Next I rolled - "encounter" - with the manticore itself! The monster was an awful shot with its remaining tail spikes and the group easily finished it off with arrows and the bounding assault of the evidently heroic Diarmuid.

After a few more non-results the party approached their old cache of purple worm ivory. But they were disturbed by Goatgamble, a spriggan who had been randomly generated as a hallway encounter as they entered the Vernal House in Faerie. The reaction dice said that he had fallen madly in love with Elidath, the elf henchwoman. In exchange for helping the party he had steered them to a magic mirror that would create an evil duplicate, and induced Elidath to stare into it, so he could have a compatible copy all his own.

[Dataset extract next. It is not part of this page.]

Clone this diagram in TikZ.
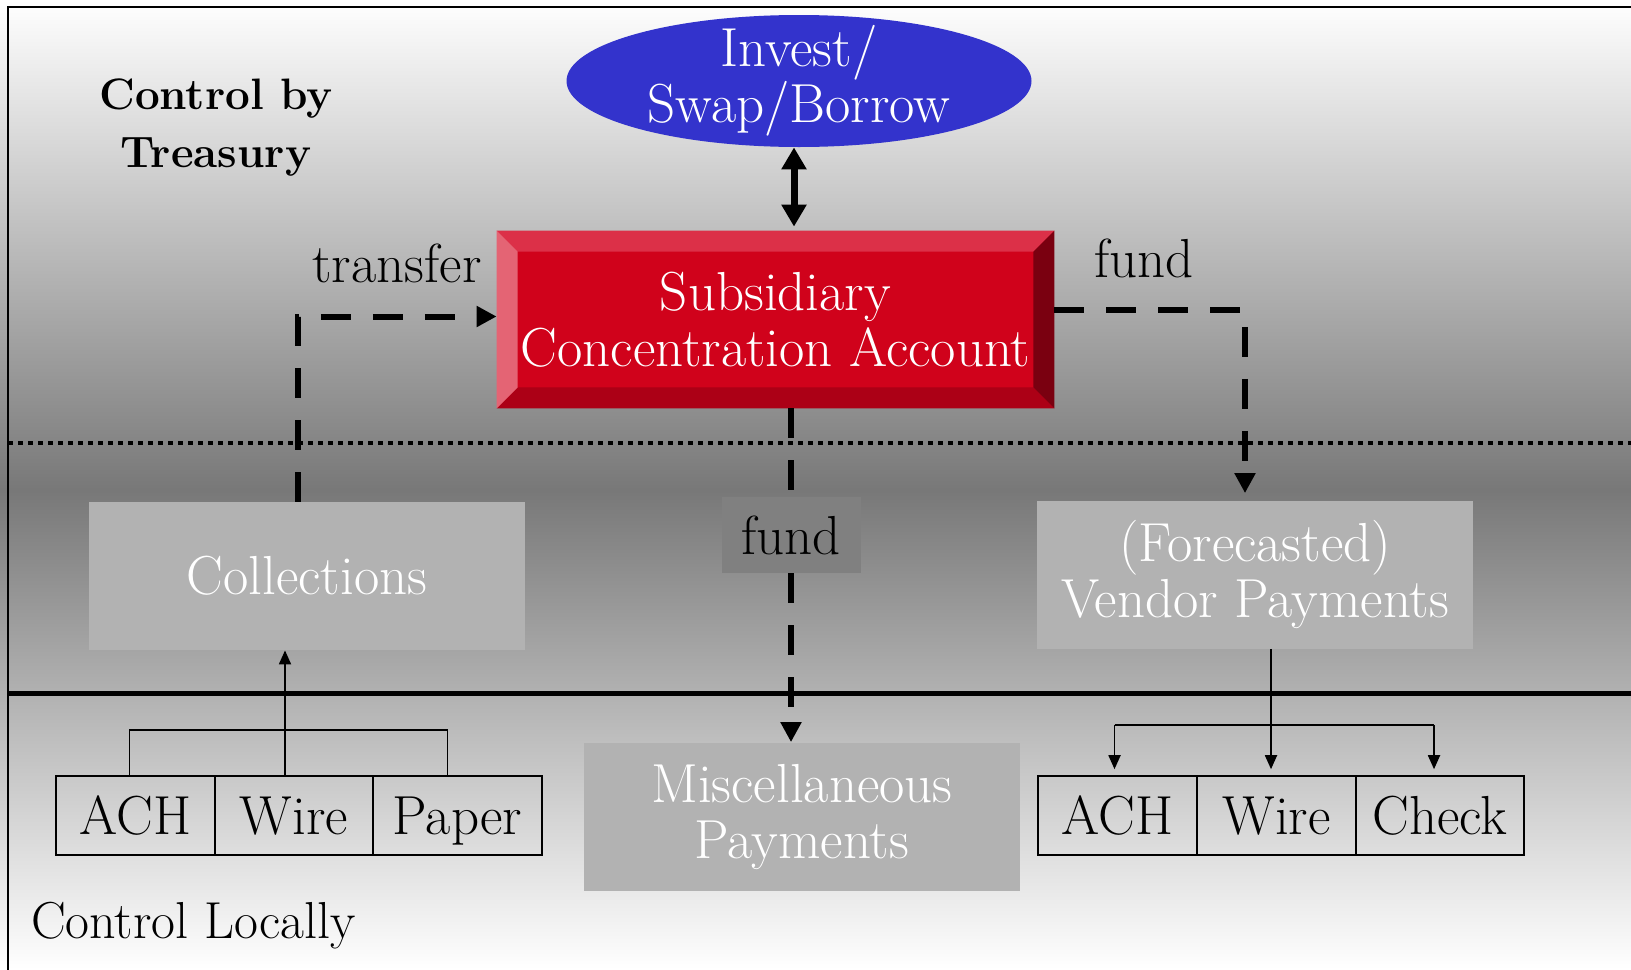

Now Goatgamble was back, in giant form, with evil Elidath riding his shoulders. She knew as much as the real Elidath where the loot was buried and demanded a couple of tusks. No way! The log the spriggan threw did little damage and the ensuing hail of arrows drove them off.

Soon it was time to camp for the night. Two encounters! The first was with four wild sows, and they accounted well for themselves even after one was charmed and driven off by Diarmuid, using the tricks I've been talking about recently to create a grinding "piggy pile" melee where they had the upper trotter. And the first encounter solved the second encounter, with a pack of wandering wolves, who turned out amenable to being bought off with a hog carcass.

If only all sessions were this easy. The party's task as they see it is to deliver the bard to an uncoming religious synod which will likely be crucial for the outcome of the war with Faerie, as foretold by several converging prophecies. Asked whether they want to take part in this intrigue or adventure, they replied "Intrigue ... and adventure!"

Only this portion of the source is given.